Naturally, he gets his about-to-burst girlfriend and some other friends together and takes a road trip up I-23 (that number comes up a lot) to the town where this house is located. Turns out there is no town, but there is a dinner where some locals inform Nick that the town and his house washed away in a flood 23 years ago. Then Nick finds a framed picture of his house (covered in a thick film of dust, indicating the Health Department doesn’t stop by too often) and is off to find it once again. After a Blair Witch-like search, Nick finds the house fully intact in the woods. And out comes Seth (who looks familiar, but I didn’t realize was Saw‘s Tobin Bell until the end credits rolled), a haggardly creepy guy who comes across like a homeless street preacher with malicious intent.

Like Nick’s mother and other characters in Dark House, Seth converses with the voice in the air vents and knows something about Nick that Nick is trying to find out. After allowing only Nick inside the house, Seth maintains his cryptic disposition while some zombie-like figures arrive outside to spook Nick’s friends (and a couple of land surveyors that helped them find the house). Nick and his friends flee, these zombie things give chase (in a creepy sideways gallop), one guy ends up with an ax embedded in his anatomy and they all escape to a Twilight Zone-like small town that appears to be abandoned to Nick’s group, but the townspeople can see them. They try to head back home, but somehow end up back at the house in the woods, where they decide to spend the night rather than stay outside and risk being terrorized by the zombie things again.
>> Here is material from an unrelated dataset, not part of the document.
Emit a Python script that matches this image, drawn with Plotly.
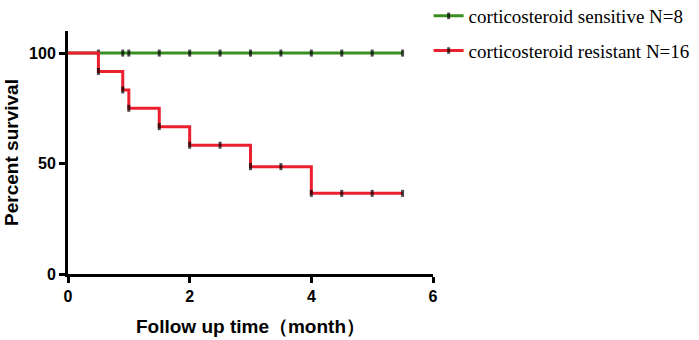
import plotly.graph_objects as go

# Data
sens_time = [0, 0.5, 0.9, 1.0, 1.5, 2.0, 2.5, 3.0, 3.5, 4.0, 4.5, 5.0, 5.5]
sens_surv = [100, 100, 100, 100, 100, 100, 100, 100, 100, 100, 100, 100, 100]
res_time = [0, 0.5, 0.9, 1.0, 1.5, 2.0, 2.5, 3.0, 3.5, 4.0, 4.5, 5.0, 5.5]
res_surv = [100, 91.7, 83.3, 75.0, 66.7, 58.3, 58.3, 48.6, 48.6, 36.5, 36.5, 36.5, 36.5]
sens_name = "corticosteroid sensitive N=8"
res_name = "corticosteroid resistant N=16"
x_ticks = [0, 2, 4, 6]
y_ticks = [0, 50, 100]

GREEN = "#3B8F22"
RED = "#EC1F2E"


def sizes(t):
    return [0 if v == 0 else 5 for v in t]


fig = go.Figure()
fig.add_trace(go.Scatter(
    x=sens_time, y=sens_surv, name=sens_name, mode="lines+markers",
    line=dict(color=GREEN, width=3, shape="hv"),
    marker=dict(symbol="line-ns", size=sizes(sens_time), color="black",
                line=dict(color="black", width=3)),
    legendgroup="a", cliponaxis=False,
))
fig.add_trace(go.Scatter(
    x=res_time, y=res_surv, name=res_name, mode="lines+markers",
    line=dict(color=RED, width=3, shape="hv"),
    marker=dict(symbol="line-ns", size=sizes(res_time), color="black",
                line=dict(color="black", width=3)),
    legendgroup="b", cliponaxis=False,
))

axis_font = dict(family="Arial, Liberation Sans, sans-serif", size=16, color="black", weight="bold")
title_font = dict(family="Arial, Liberation Sans, sans-serif", size=19, color="black", weight="bold")

fig.update_layout(
    width=699, height=340,
    margin=dict(l=68, r=266, t=31, b=66, autoexpand=False),
    paper_bgcolor="white", plot_bgcolor="white",
    showlegend=True,
    legend=dict(
        x=0.988, y=1.14, xanchor="left", yanchor="top",
        font=dict(family="Times New Roman, Liberation Serif, serif", size=19, color="black"),
        traceorder="grouped", tracegroupgap=7,
        bgcolor="rgba(0,0,0,0)",
    ),
    xaxis=dict(
        range=[0, 6], tickvals=x_ticks, ticks="outside", ticklen=6, tickwidth=3,
        tickcolor="black", showline=True, linewidth=3, linecolor="black",
        showgrid=False, zeroline=False, tickfont=axis_font,
        title=dict(text="Follow up time（month）", font=title_font, standoff=16),
    ),
    yaxis=dict(
        range=[0, 110], tickvals=y_ticks, ticks="outside", ticklen=6, tickwidth=3,
        tickcolor="black", showline=True, linewidth=3, linecolor="black",
        showgrid=False, zeroline=False, tickfont=axis_font,
        title=dict(text="Percent survival", font=title_font, standoff=6),
    ),
)

# remove the default 8px page margin so the 699x340 figure fills the window
fig.write_html("out.html",
               config={"displayModeBar": False},
               post_script="document.body.style.margin='0';document.body.style.overflow='hidden';")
Photo courtesy Charles Agron Productions.

Needless to say it’s not a peaceful night’s rest, and I’m not spoiling anything by saying that this house gets creepier as the night progresses, and Nick’s group starts to get picked off one by one. If it sounds like Dark House is derivative of previous horror films like Final DestinationDon’t Be Afraid of the Dark and The Cabin in the Woods, that’s because it is. And after Nick has a shocking moment with Eve and their unborn child, there’s a bit of The Omen/Rosemary’s Baby-like foreshadowing of this child’s future.

But despite the many chilling cliché’s employed by Dark House, the film manages to build up to a suspenseful twist that changes the viewer’s perspective on everything that has happened previously. And like any good horror flick, it sets things up perfectly for a sequel.